Most of the capabilities formerly described do not meet these three cases. To build scalable video conferencing systems that can make these functions available for all participants, distribution of the AI capabilities downstream is required, equipping the different nodes with proper AI compute capacity. 

This will result in multiple benefits, such as:

• Latency – In virtual conferences, instantaneous results are imperative for smooth interactions, whether it’s real-time translation, content creation, or video adjustment. Leveraging generative AI on edge devices reduces latency, ensuring a fluent discussion and seamless user experience without delays.

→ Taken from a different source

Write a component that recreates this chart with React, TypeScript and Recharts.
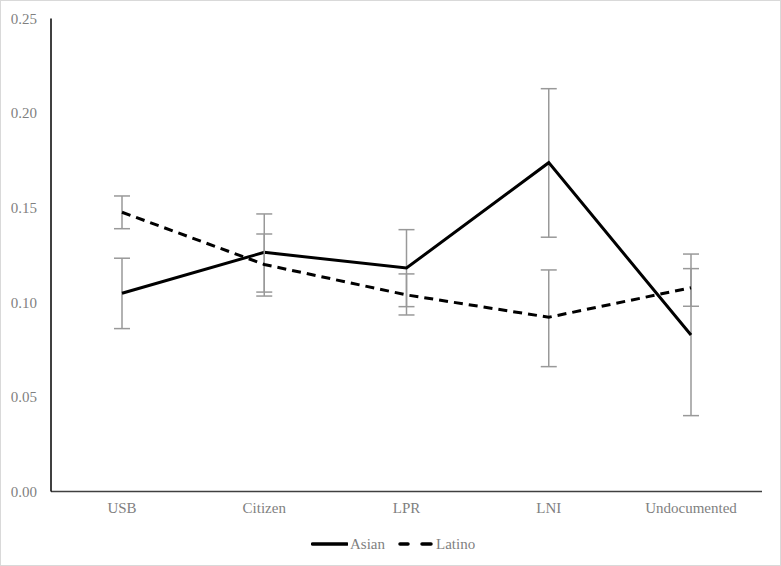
import React from "react";
import { LineChart, Line, XAxis, YAxis, ErrorBar } from "recharts";

const categories = ["USB", "Citizen", "LPR", "LNI", "Undocumented"];
const asianValues = [0.1048, 0.1264, 0.1181, 0.1738, 0.0827];
const asianLow = [0.0861, 0.1033, 0.0977, 0.1344, 0.0401];
const asianHigh = [0.1233, 0.1467, 0.1384, 0.2129, 0.1255];
const latinoValues = [0.1476, 0.1200, 0.1039, 0.0921, 0.1077];
const latinoLow = [0.1389, 0.1054, 0.0933, 0.0660, 0.0979];
const latinoHigh = [0.1562, 0.1361, 0.1150, 0.1171, 0.1178];
const yTicks = [0, 0.05, 0.1, 0.15, 0.2, 0.25];

const data = categories.map((c, i) => ({
  name: c,
  asian: asianValues[i],
  asianErr: [asianValues[i] - asianLow[i], asianHigh[i] - asianValues[i]],
  latino: latinoValues[i],
  latinoErr: [latinoValues[i] - latinoLow[i], latinoHigh[i] - latinoValues[i]],
}));

const FONT = '"Liberation Serif", "Times New Roman", serif';
const GRAY = "#7f7f7f";
const ERR = "#999999";

export default function App() {
  return (
    <div
      style={{
        position: "absolute",
        left: 0,
        top: 0,
        width: 781,
        height: 566,
        background: "#fff",
        boxSizing: "border-box",
        border: "1px solid #d9d9d9",
        fontFamily: FONT,
      }}
    >
      <div style={{ position: "absolute", left: -1, top: -1 }}>
        <LineChart
          width={781}
          height={566}
          data={data}
          margin={{ top: 18.5, right: 19, bottom: 44.5, left: 0 }}
        >
          <XAxis
            dataKey="name"
            height={30}
            padding={{ left: 71, right: 71 }}
            axisLine={{ stroke: "#404040", strokeWidth: 1.5 }}
            tickLine={false}
            tickSize={6}
            tickMargin={5}
            tick={{ fill: GRAY, fontSize: 15, fontFamily: FONT }}
            interval={0}
          />
          <YAxis
            width={51}
            domain={[0, 0.25]}
            ticks={yTicks}
            tickFormatter={(v: number) => v.toFixed(2)}
            axisLine={{ stroke: "#000", strokeWidth: 1.5 }}
            tickLine={false}
            tickSize={6}
            tickMargin={8}
            tick={{ fill: GRAY, fontSize: 15, fontFamily: FONT }}
            interval={0}
          />
          <Line
            dataKey="asian"
            stroke="#000"
            strokeWidth={3}
            dot={false}
            isAnimationActive={false}
          >
            <ErrorBar dataKey="asianErr" stroke={ERR} strokeWidth={1.5} width={8} direction="y" />
          </Line>
          <Line
            dataKey="latino"
            stroke="#000"
            strokeWidth={3}
            strokeDasharray="9 6"
            dot={false}
            isAnimationActive={false}
          >
            <ErrorBar dataKey="latinoErr" stroke={ERR} strokeWidth={1.5} width={8} direction="y" />
          </Line>
        </LineChart>
      </div>
      <div
        style={{
          position: "absolute",
          left: 310,
          top: 533,
          height: 20,
          display: "flex",
          alignItems: "center",
          fontSize: 15,
          color: GRAY,
          fontFamily: FONT,
        }}
      >
        <svg width={37} height={10} style={{ marginRight: 2 }}>
          <line x1={1.5} y1={5} x2={36} y2={5} stroke="#000" strokeWidth={3.5} strokeLinecap="round" />
        </svg>
        <span>Asian</span>
        <svg width={36} height={10} style={{ marginLeft: 13, marginRight: 2 }}>
          <line x1={2} y1={5} x2={10} y2={5} stroke="#000" strokeWidth={3.5} strokeLinecap="round" />
          <line x1={24} y1={5} x2={33} y2={5} stroke="#000" strokeWidth={3.5} strokeLinecap="round" />
        </svg>
        <span>Latino</span>
      </div>
    </div>
  );
}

• Expense – The cost of monthly subscriptions to cloud-based generative AI tools can be daunting for many organisations. With a multitude of tools catering to various user needs like chat, search engine, and image/video creation, costs can quickly add up to hundreds of dollars per user per month, straining budgets further. By migrating generative AI to the personal computer of the users or to the conferencing device, users become owners of the tools without the need for monthly subscriptions or long-term commitments, presenting a more financially viable solution.

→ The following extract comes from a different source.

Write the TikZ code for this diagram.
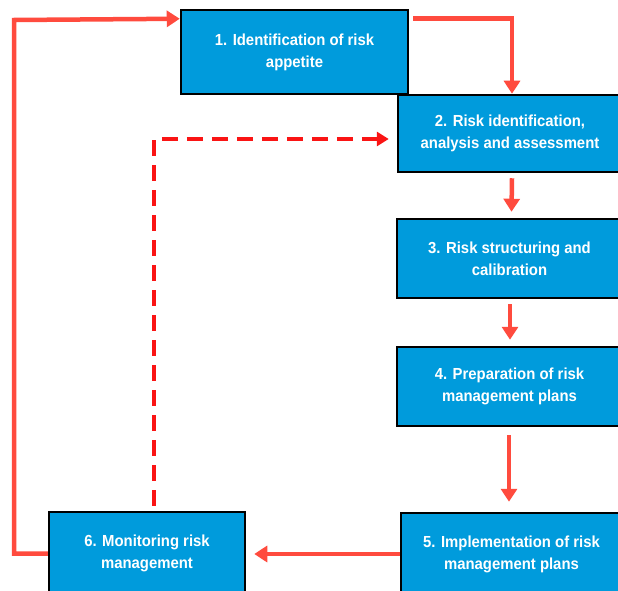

• Bandwidth and Connectivity – Virtual conferences are often affected by shortage of bandwidth, especially when participants have limited internet connectivity, such as during travel or in remote locations. Edge-based generative AI can locally crop out irrelevant information, guaranteeing that only relevant and important data is transmitted and enabling uninterrupted and productive meetings. 

• Environmental Impact – The  impact of cloud-based AI processing cannot be underestimated, with significant energy consumption and pollution generated in the process. Researchers at Carnegie Mellon University and Hugging Face measured the carbon footprint of different machine learning tasks. Their findings show that AI tasks that involve the generation of new content, such as text generation, summarisation, image captioning, and image generation, stand out as the most energy intensive. The findings show that the most energy-intensive AI models such as Stability AI’s Stable Diffusion XL, produce nearly 1,600 grams of CO2 per session, which is about the same environmental impact as driving four miles in a gas-powered car. 

Edge devices offer a more sustainable option for generative AI, consuming less power, minimising cooling requirements, and reducing carbon footprint, thereby contributing to a greener and more eco-friendly approach to AI conferencing.

In the not-so-distant future, AV integrators and designers will be able to install video conferencing systems that are ready for the GenAI era, providing the benefits of GenAI alongside the performance, reliability, and security advantages of edge processing.

These videoconferencing systems of the future that process AI directly on edge devices require closed-loop systems that can handle parts of what is currently done in the cloud. Processing AI on devices such as laptops, conference room devices and cameras will ensure meetings run smoothly and at an affordable cost, while keeping AI-generated content like auto-summaries or dynamic presentations more secure.

Hailo offers AI processors that are purpose-designed to handle AI models efficiently and at an affordable price suitable to a variety of edge devices. Today, the company is working with conferencing manufacturers to integrate AI processors into their hardware and make the videoconferencing systems of the future a reality. 

Avi Baum is Chief Technology Officer and Co-Founder of Hailo, an AI-focused, Israel-based chipmaker that has developed a specialised AI processor for enabling data centre-class performance on edge devices. Baum has over 17 years of experience in system engineering, signal processing, algorithms, and telecommunications and has focused on wireless communication technologies for the past 10 years.